(Aim)
Repeat the whole listing exactly.

[start]

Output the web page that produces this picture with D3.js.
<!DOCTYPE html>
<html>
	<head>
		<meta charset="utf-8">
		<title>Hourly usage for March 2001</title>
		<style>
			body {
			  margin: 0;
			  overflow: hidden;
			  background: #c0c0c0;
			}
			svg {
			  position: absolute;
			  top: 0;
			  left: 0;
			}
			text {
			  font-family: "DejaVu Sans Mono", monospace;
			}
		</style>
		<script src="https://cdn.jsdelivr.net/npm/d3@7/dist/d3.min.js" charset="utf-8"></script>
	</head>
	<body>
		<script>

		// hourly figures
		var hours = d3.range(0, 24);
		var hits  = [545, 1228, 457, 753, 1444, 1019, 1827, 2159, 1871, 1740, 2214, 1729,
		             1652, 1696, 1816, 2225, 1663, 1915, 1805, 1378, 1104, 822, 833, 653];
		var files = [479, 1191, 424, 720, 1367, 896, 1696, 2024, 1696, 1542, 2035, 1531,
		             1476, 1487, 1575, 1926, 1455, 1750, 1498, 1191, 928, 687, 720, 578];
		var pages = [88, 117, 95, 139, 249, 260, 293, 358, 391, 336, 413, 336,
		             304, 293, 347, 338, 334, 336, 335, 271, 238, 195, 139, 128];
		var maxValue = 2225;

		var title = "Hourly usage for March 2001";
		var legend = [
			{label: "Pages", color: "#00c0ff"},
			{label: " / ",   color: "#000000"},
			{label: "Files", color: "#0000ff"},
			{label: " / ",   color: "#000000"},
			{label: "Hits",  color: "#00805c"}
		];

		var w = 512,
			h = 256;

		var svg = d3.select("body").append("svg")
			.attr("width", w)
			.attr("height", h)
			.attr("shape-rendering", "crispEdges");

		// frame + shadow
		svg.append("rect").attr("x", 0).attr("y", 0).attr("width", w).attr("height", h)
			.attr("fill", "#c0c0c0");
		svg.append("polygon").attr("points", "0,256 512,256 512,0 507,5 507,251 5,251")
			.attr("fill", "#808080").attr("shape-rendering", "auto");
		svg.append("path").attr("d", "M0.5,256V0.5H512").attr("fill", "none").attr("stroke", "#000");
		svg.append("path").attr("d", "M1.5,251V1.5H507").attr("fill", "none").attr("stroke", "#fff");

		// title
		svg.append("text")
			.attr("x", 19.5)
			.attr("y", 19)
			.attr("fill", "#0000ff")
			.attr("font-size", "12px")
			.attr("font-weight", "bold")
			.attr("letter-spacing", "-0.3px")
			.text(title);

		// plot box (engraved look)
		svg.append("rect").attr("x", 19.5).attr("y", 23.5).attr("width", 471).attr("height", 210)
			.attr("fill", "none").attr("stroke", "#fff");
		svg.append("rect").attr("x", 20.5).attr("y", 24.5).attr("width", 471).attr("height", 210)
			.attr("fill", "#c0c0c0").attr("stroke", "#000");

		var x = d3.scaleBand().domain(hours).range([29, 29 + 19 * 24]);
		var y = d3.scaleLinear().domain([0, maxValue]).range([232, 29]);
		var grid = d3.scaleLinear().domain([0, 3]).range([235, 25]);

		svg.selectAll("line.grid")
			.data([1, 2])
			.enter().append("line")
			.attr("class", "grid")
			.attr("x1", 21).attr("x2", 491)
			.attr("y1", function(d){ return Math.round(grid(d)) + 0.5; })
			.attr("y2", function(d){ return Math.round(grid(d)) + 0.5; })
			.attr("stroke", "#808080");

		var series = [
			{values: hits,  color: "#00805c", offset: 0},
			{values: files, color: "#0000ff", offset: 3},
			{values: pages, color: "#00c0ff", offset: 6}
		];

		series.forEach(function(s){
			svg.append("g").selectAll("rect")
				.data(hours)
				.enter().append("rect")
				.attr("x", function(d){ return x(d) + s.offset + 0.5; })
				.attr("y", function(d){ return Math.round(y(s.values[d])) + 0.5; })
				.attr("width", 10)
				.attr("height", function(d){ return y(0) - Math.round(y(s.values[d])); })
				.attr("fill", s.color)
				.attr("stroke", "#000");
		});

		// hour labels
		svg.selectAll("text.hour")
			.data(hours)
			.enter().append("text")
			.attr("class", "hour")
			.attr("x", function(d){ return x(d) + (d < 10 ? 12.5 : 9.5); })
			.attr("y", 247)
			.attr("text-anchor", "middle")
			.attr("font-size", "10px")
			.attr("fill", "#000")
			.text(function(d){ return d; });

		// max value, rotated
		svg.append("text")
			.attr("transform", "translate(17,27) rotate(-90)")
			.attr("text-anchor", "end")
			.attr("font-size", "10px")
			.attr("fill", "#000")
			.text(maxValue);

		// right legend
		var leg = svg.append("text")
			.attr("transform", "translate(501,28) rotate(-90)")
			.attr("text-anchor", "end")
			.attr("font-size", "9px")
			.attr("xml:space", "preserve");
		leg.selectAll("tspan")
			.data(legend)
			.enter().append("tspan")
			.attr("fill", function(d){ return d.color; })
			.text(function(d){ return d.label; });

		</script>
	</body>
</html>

[end]

(Response to this exercise)
Output the web page that produces this picture with D3.js.
<!DOCTYPE html>
<html>
	<head>
		<meta charset="utf-8">
		<title>Hourly usage for March 2001</title>
		<style>
			body {
			  margin: 0;
			  overflow: hidden;
			  background: #c0c0c0;
			}
			svg {
			  position: absolute;
			  top: 0;
			  left: 0;
			}
			text {
			  font-family: "DejaVu Sans Mono", monospace;
			}
		</style>
		<script src="https://cdn.jsdelivr.net/npm/d3@7/dist/d3.min.js" charset="utf-8"></script>
	</head>
	<body>
		<script>

		// hourly figures
		var hours = d3.range(0, 24);
		var hits  = [545, 1228, 457, 753, 1444, 1019, 1827, 2159, 1871, 1740, 2214, 1729,
		             1652, 1696, 1816, 2225, 1663, 1915, 1805, 1378, 1104, 822, 833, 653];
		var files = [479, 1191, 424, 720, 1367, 896, 1696, 2024, 1696, 1542, 2035, 1531,
		             1476, 1487, 1575, 1926, 1455, 1750, 1498, 1191, 928, 687, 720, 578];
		var pages = [88, 117, 95, 139, 249, 260, 293, 358, 391, 336, 413, 336,
		             304, 293, 347, 338, 334, 336, 335, 271, 238, 195, 139, 128];
		var maxValue = 2225;

		var title = "Hourly usage for March 2001";
		var legend = [
			{label: "Pages", color: "#00c0ff"},
			{label: " / ",   color: "#000000"},
			{label: "Files", color: "#0000ff"},
			{label: " / ",   color: "#000000"},
			{label: "Hits",  color: "#00805c"}
		];

		var w = 512,
			h = 256;

		var svg = d3.select("body").append("svg")
			.attr("width", w)
			.attr("height", h)
			.attr("shape-rendering", "crispEdges");

		// frame + shadow
		svg.append("rect").attr("x", 0).attr("y", 0).attr("width", w).attr("height", h)
			.attr("fill", "#c0c0c0");
		svg.append("polygon").attr("points", "0,256 512,256 512,0 507,5 507,251 5,251")
			.attr("fill", "#808080").attr("shape-rendering", "auto");
		svg.append("path").attr("d", "M0.5,256V0.5H512").attr("fill", "none").attr("stroke", "#000");
		svg.append("path").attr("d", "M1.5,251V1.5H507").attr("fill", "none").attr("stroke", "#fff");

		// title
		svg.append("text")
			.attr("x", 19.5)
			.attr("y", 19)
			.attr("fill", "#0000ff")
			.attr("font-size", "12px")
			.attr("font-weight", "bold")
			.attr("letter-spacing", "-0.3px")
			.text(title);

		// plot box (engraved look)
		svg.append("rect").attr("x", 19.5).attr("y", 23.5).attr("width", 471).attr("height", 210)
			.attr("fill", "none").attr("stroke", "#fff");
		svg.append("rect").attr("x", 20.5).attr("y", 24.5).attr("width", 471).attr("height", 210)
			.attr("fill", "#c0c0c0").attr("stroke", "#000");

		var x = d3.scaleBand().domain(hours).range([29, 29 + 19 * 24]);
		var y = d3.scaleLinear().domain([0, maxValue]).range([232, 29]);
		var grid = d3.scaleLinear().domain([0, 3]).range([235, 25]);

		svg.selectAll("line.grid")
			.data([1, 2])
			.enter().append("line")
			.attr("class", "grid")
			.attr("x1", 21).attr("x2", 491)
			.attr("y1", function(d){ return Math.round(grid(d)) + 0.5; })
			.attr("y2", function(d){ return Math.round(grid(d)) + 0.5; })
			.attr("stroke", "#808080");

		var series = [
			{values: hits,  color: "#00805c", offset: 0},
			{values: files, color: "#0000ff", offset: 3},
			{values: pages, color: "#00c0ff", offset: 6}
		];

		series.forEach(function(s){
			svg.append("g").selectAll("rect")
				.data(hours)
				.enter().append("rect")
				.attr("x", function(d){ return x(d) + s.offset + 0.5; })
				.attr("y", function(d){ return Math.round(y(s.values[d])) + 0.5; })
				.attr("width", 10)
				.attr("height", function(d){ return y(0) - Math.round(y(s.values[d])); })
				.attr("fill", s.color)
				.attr("stroke", "#000");
		});

		// hour labels
		svg.selectAll("text.hour")
			.data(hours)
			.enter().append("text")
			.attr("class", "hour")
			.attr("x", function(d){ return x(d) + (d < 10 ? 12.5 : 9.5); })
			.attr("y", 247)
			.attr("text-anchor", "middle")
			.attr("font-size", "10px")
			.attr("fill", "#000")
			.text(function(d){ return d; });

		// max value, rotated
		svg.append("text")
			.attr("transform", "translate(17,27) rotate(-90)")
			.attr("text-anchor", "end")
			.attr("font-size", "10px")
			.attr("fill", "#000")
			.text(maxValue);

		// right legend
		var leg = svg.append("text")
			.attr("transform", "translate(501,28) rotate(-90)")
			.attr("text-anchor", "end")
			.attr("font-size", "9px")
			.attr("xml:space", "preserve");
		leg.selectAll("tspan")
			.data(legend)
			.enter().append("tspan")
			.attr("fill", function(d){ return d.color; })
			.text(function(d){ return d.label; });

		</script>
	</body>
</html>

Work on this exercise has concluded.